Идя на казнь, Василий был удивительно спокоен. Всю дорогу он тихо переговаривался с солдатами и объяснял им, за что погибает. Но под самой виселицей исполнение приговора неожиданно приостанавливается. Дело передается в Одесский военно-окружной суд. Воспользовавшись этим, Василий с товарищем решаются бежать. Они завязывают сношения с волей и в ночь на 22-ое апреля во время пасхальной заутрени пять товарищей делают смелый набег на тюремную церковь, убивают старшего надзирателя, ранят еще троих и открывают для всех заключенных двери тюрьмы. Вместе с Василием бежало 16 человек.
Но, увы, не долго пробыл он на свободе. Без денег, без оружия, без средств скитался он по Екатеринославу, переходя с одного ненадежного места на другое. Совершенно неожиданно, он был захвачен сильным нарядом полиции. Его посадили в Екатеринославскую тюрьму и через несколько дней военный суд вторично вынес ему смертный приговор.
Председатель суда предложил Василию подать на высочайшее имя просьбу о смягчении приговора.
«Просить помилования значило бы раскаяться в своей деятельности, мне же не в чем раскаяться», — ответил на это Василий и на ближайшем же свидании передал товарищам свое последнее желание: «пусть моя смерть не останется без мести».
В последнем письме Василий писал: «много я пожил для того, чтобы как следует быть поработать для дела революции».
Мысль о побеге все же не оставляла его до последней минуты. Но в успех побега он и сам не верил.
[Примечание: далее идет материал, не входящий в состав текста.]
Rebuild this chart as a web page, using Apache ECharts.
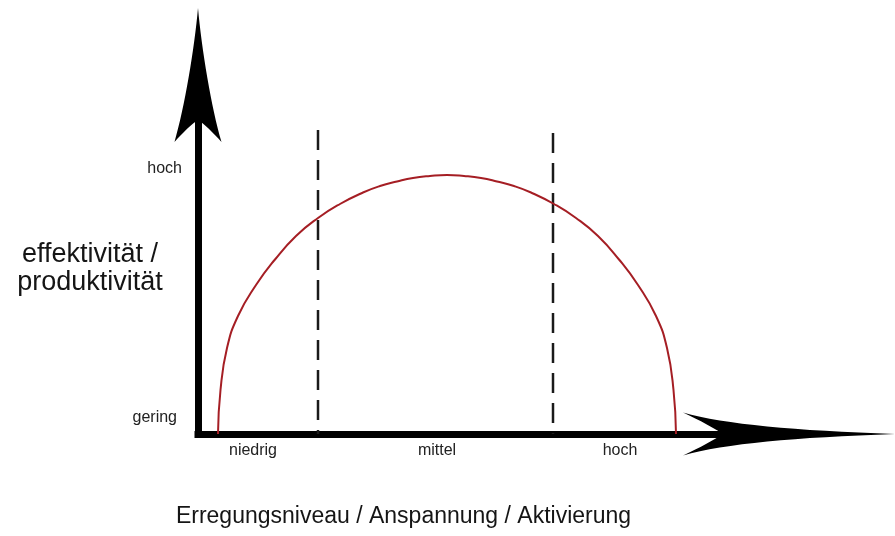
<!DOCTYPE html>
<html>
<head>
<meta charset="utf-8">
<script src="https://cdn.jsdelivr.net/npm/echarts@6/dist/echarts.min.js"></script>
<style>
  html, body { margin: 0; background: #fff; }
  #chart { width: 895px; height: 536px; }
</style>
</head>
<body>
<div id="chart"></div>
<script>
// Yerkes-Dodson curve, values (0,0 = corner of the axes)
const curveX = [20, 22.5, 29, 40, 58, 77, 98, 120, 142, 165, 182, 199, 215, 232, 249,
                266, 283, 299, 316, 333, 356, 378, 400, 421, 440, 458, 469, 475.5, 478];
const curveY = [0, 44, 86, 118, 149, 174.5, 198, 216, 230, 241.5, 248, 252.5, 256, 258, 259,
                258, 256, 252.5, 248, 241.5, 230, 216, 198, 174.5, 149, 118, 86, 44, 0];

// dashed separators between the three arousal levels
const dividerX = [120, 355];
const dividerTop = [304, 301];

// level labels on both axes
const xLevels = ['niedrig', 'mittel', 'hoch'];
const xLevelValues = [55, 239, 422];
const yLevels = ['gering', 'hoch'];
const yLevelValues = [16, 265.5];

const xTitle = 'Erregungsniveau / Anspannung / Aktivierung';
const yTitleLines = ['effektivität /', 'produktivität'];

// concave arrow heads, drawn pointing up (sized 1:1 to symbolSize)
const yArrow = 'path://M23.5 0 C20 40 10 100 0 134 C8 125 18 115 23.5 112 C29 115 39 125 47 134 C37 100 27 40 23.5 0 Z';
const xArrow = 'path://M21.5 0 C18 100 12 170 0 212 C8 195 16 180 21.5 172 C27 180 35 195 43 212 C31 170 25 100 21.5 0 Z';

const chart = echarts.init(document.getElementById('chart'), null, { renderer: 'canvas' });

const curveData = curveX.map((x, i) => [x, curveY[i]]);

const dividerSeries = dividerX.map((x, i) => ({
  type: 'line',
  data: [[x, dividerTop[i]], [x, 0]],
  showSymbol: false,
  silent: true,
  lineStyle: { color: '#1a1a1a', width: 2.5, type: [20, 10] },
  z: 3
}));

// spacer line pushes the two-line title a little below the axis middle
const yTitle = ['{gap| }'].concat(yTitleLines.map(s => '{t|' + s + '}')).join('\n');

chart.setOption({
  animation: false,
  backgroundColor: '#fff',
  textStyle: { fontFamily: '"Liberation Sans", Arial, sans-serif' },
  grid: { left: 198, right: 106, top: 75, bottom: 102, containLabel: false, outerBoundsMode: 'none' },
  xAxis: {
    type: 'value',
    min: 0,
    max: 591,
    name: xTitle,
    nameLocation: 'middle',
    nameGap: 71,
    nameMoveOverlap: false,
    nameTextStyle: { fontSize: 23, color: '#151515', padding: [0, 180, 0, 0] },
    axisLine: {
      symbol: ['none', xArrow],
      symbolSize: [43, 212],
      lineStyle: { color: '#000', width: 7, cap: 'square' }
    },
    axisTick: { show: false },
    splitLine: { show: false },
    axisLabel: {
      customValues: xLevelValues,
      formatter: v => xLevels[xLevelValues.indexOf(v)] || '',
      margin: 9,
      fontSize: 16,
      color: '#222'
    }
  },
  yAxis: {
    type: 'value',
    min: 0,
    max: 359,
    name: yTitle,
    nameLocation: 'middle',
    nameRotate: 0,
    nameGap: 108,
    nameMoveOverlap: false,
    nameTextStyle: {
      align: 'center',
      rich: {
        gap: { fontSize: 10, lineHeight: 28 },
        t: { fontSize: 27, lineHeight: 28, color: '#151515' }
      }
    },
    axisLine: {
      symbol: ['none', yArrow],
      symbolSize: [47, 134],
      lineStyle: { color: '#000', width: 7, cap: 'square' }
    },
    axisTick: { show: false },
    splitLine: { show: false },
    axisLabel: {
      customValues: yLevelValues,
      formatter: v => {
        const i = yLevelValues.indexOf(v);
        return i === 0 ? '{low|' + yLevels[i] + '}' : (yLevels[i] || '');
      },
      rich: { low: { fontSize: 16, color: '#222', padding: [0, 5, 0, 0] } },
      margin: 16,
      fontSize: 16,
      color: '#222'
    }
  },
  series: [
    {
      type: 'line',
      data: curveData,
      smooth: 0.5,
      showSymbol: false,
      silent: true,
      lineStyle: { color: '#a51e24', width: 2 },
      z: 4
    }
  ].concat(dividerSeries)
});
</script>
</body>
</html>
Слишком уж бдительно смотрели за ним. Предвидя скорый конец, он вместе с пятью товарищами предпринял последнюю отчаянную попытку. Набросившись на дежурного надзирателя, они задушили его. Но это ни к чему не привело. Изрубленные шашками они были связаны. Сейчас же после этого Василий был казнен. В последнюю минуту поп предложил ему исповедаться. Василий со смехом отказался от этого предложения, сам подошел к виселице, сам же накинул на себя и петлю.
Так жил и умер Василий Бабешко.
Пусть же воспоминание о кем мощно толкает мир обездоленных на борьбу за лучшее будущее, за анархический коммунизм!